Another day, another bitter ideological dispute in the dreaming spires. That was all I thought at first of the rancour about Julian Assange's invitation to the Oxford Union. In a place as full of educated and politically engaged people as Oxford you become inured to this sort of thing.
It was only when as I was interviewing people for the Guardian piece, and afterwards when it went up online and got re-tweeted, discussed and picked up by other media that I realised that this was of more interest to the outside world than the other great ideological questions afoot in Oxford: gender inequality, capitalism and socialism, should the Cornmarket McDonalds be allowed 24 hour opening?
The comments underneath the piece pile scorn on whichever side the commenter disagrees with. A common suggestion is that Oxford standards must have fallen for these people to be saying such stupid things.
In fact, I don't believe either side in this latest flare-up is secretly a tribe of intellectually half-witted, addlepated simpletons. Both camps make perfectly intelligent and coherent cases. One stresses women's rights and disgust at rape culture, the other the liberal faith in freedom of speech. Neither is clearly in the right, and I myself am still open to new arguments and new viewpoints on the dispute. Here be nuance.
A point often missed is that the protesters are not trying to stop Assange from speaking freely. They just don't want him to speak at the Union. This might seem like semantics, but it is really quite an easy distinction to grasp.
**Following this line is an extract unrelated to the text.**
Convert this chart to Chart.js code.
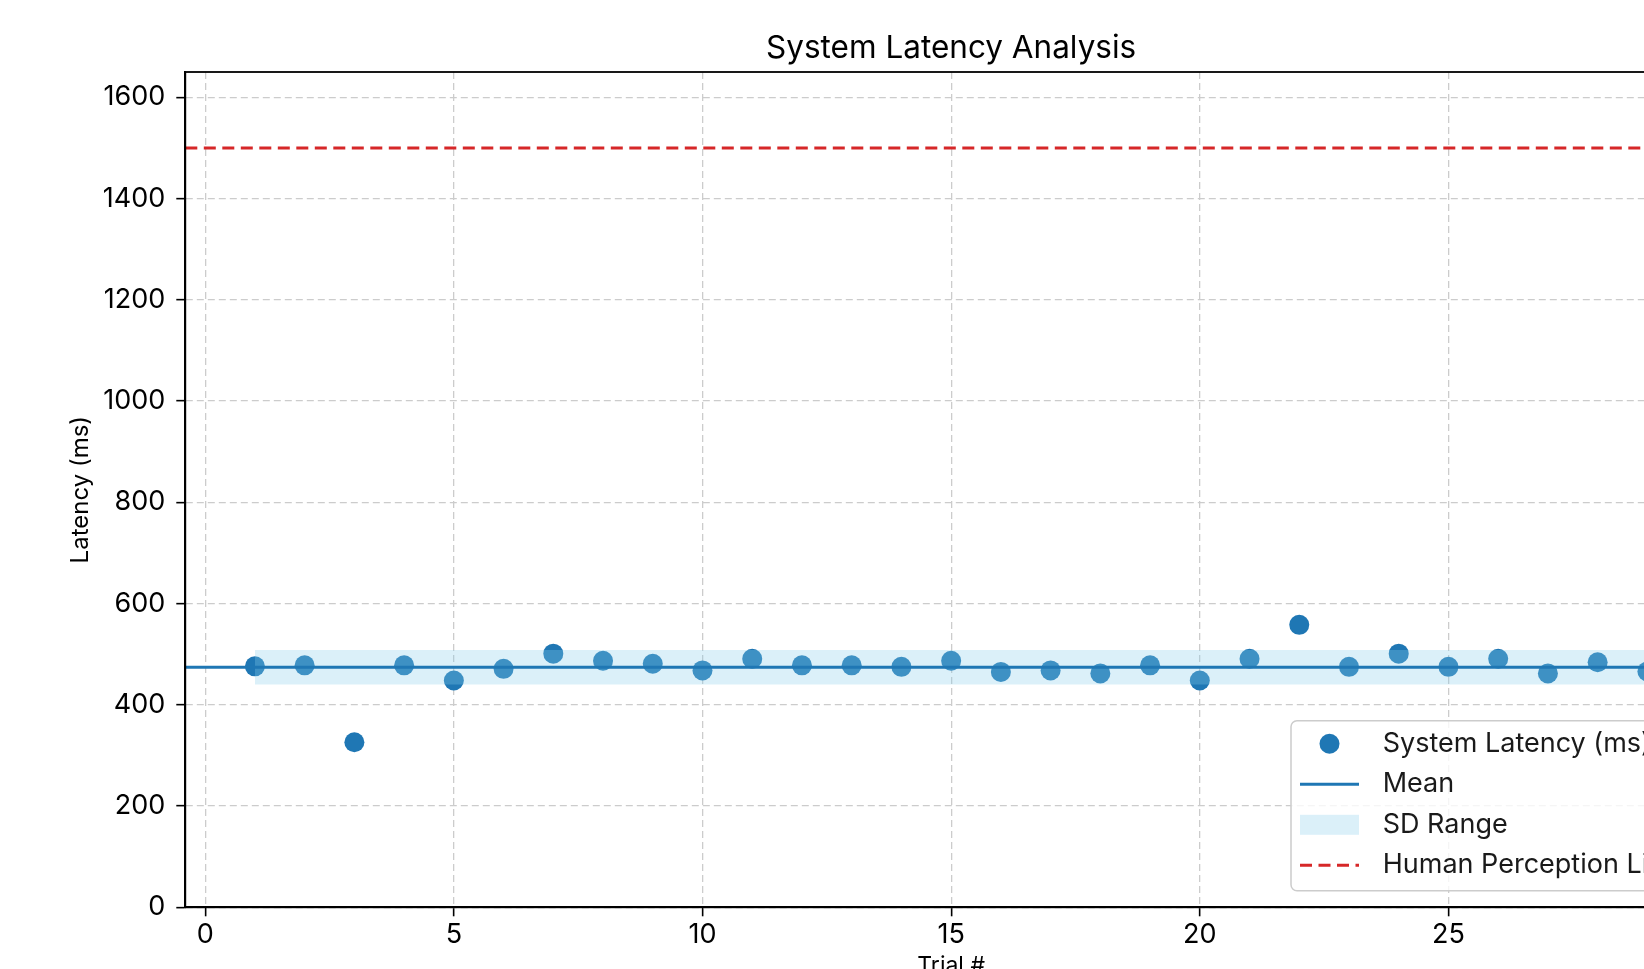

It is the difference between you not wanting your parents to invite embarrassing old Uncle Herbert to Christmas dinner, and you wanting Uncle Herbert to be legally required to wear a gag so that he can never annoy anyone. The protesters just don't fancy having Julian welcomed by their Union. He can do what he wants elsewhere, just not in our backyard, okay? In this sense, the argument boils down to a folksy, everyday problem. Would you want Julian Assange round for dinner?
I think it's fair enough to say that the Oxford Union has been a pretty rubbish host. Any host or hostess will tell you that inviting someone who will annoy a lot of the other people at the party (i.e. Union members, people in Oxford, your most honoured guest) is not going to help the atmosphere.
The honoured guest in this case is Tom Fingar, who will receive an award at the ceremony. Simone Webb, the primary instigator of the protests, reports that he emailed her saying that he wishes to: "disassociate myself from [Assange] and his actions." He is: "appalled by the theft and distribution of US government documents because it violates the law, personal obligations, and professional ethics."
The protesters also make a valid point in highlighting that Assange has been invited to appear at an awards ceremony, not for a debate where he can be fully cross-examined. This ceremony will inevitably be overshadowed by such a controversial presence, which is a shame when the focus is meant to be elsewhere. Furthermore, legal issues mean there are doubts about how much Assange will really be grilled over the allegations against him during the abbreviated Q&A session in any case.
For all of that, the protests leave a bad taste in the mouth. Much of it is tied-up with the pernicious 'no-platform' mentality of some student unions in this country, a policy that might have been started to protect vulnerable groups at political rallies from assault by extremist thugs, but is now all too lazily trotted out - censorship masquerading as common decency. Tom Rutland, president-elect of the University Student's Union, tweeted: "Someone facing a European arrest warrant in relation to being wanted for questioning regarding sexual offences should not be platformed." But since when was alleged criminality an objection to letting someone air their views? It doesn't make what they say any less valid.
I am no ideologue about free speech. There is certainly a case to be put for banning certain forms of hate speech and senseless incitement. I actually agree with the protesters in a way. I don't think that Assange should have been invited either. But now that he has, their fierce reactions and strident opposition go too far. We have a long tradition of letting people speak in this country - the iconoclastic, mad and frankly dodgy. Paradoxically, for the country that gave radicals like Marx sanctuary, we have avoided the sort of extremist politics that most of Europe has experienced in the last two centuries. Our tolerance has served and serves us well. It wasn't NUS motions and no-platform activism that precipitated the BNP's collapse in the polls, it was when Nick Griffin got a platform to air his views to millions on Question Time - and came out very poorly indeed. I don't like the Assange invitation either, but now he has been invited there is no point in deafening everyone who is trying to listen with complaints blaring out of the end of a megaphone.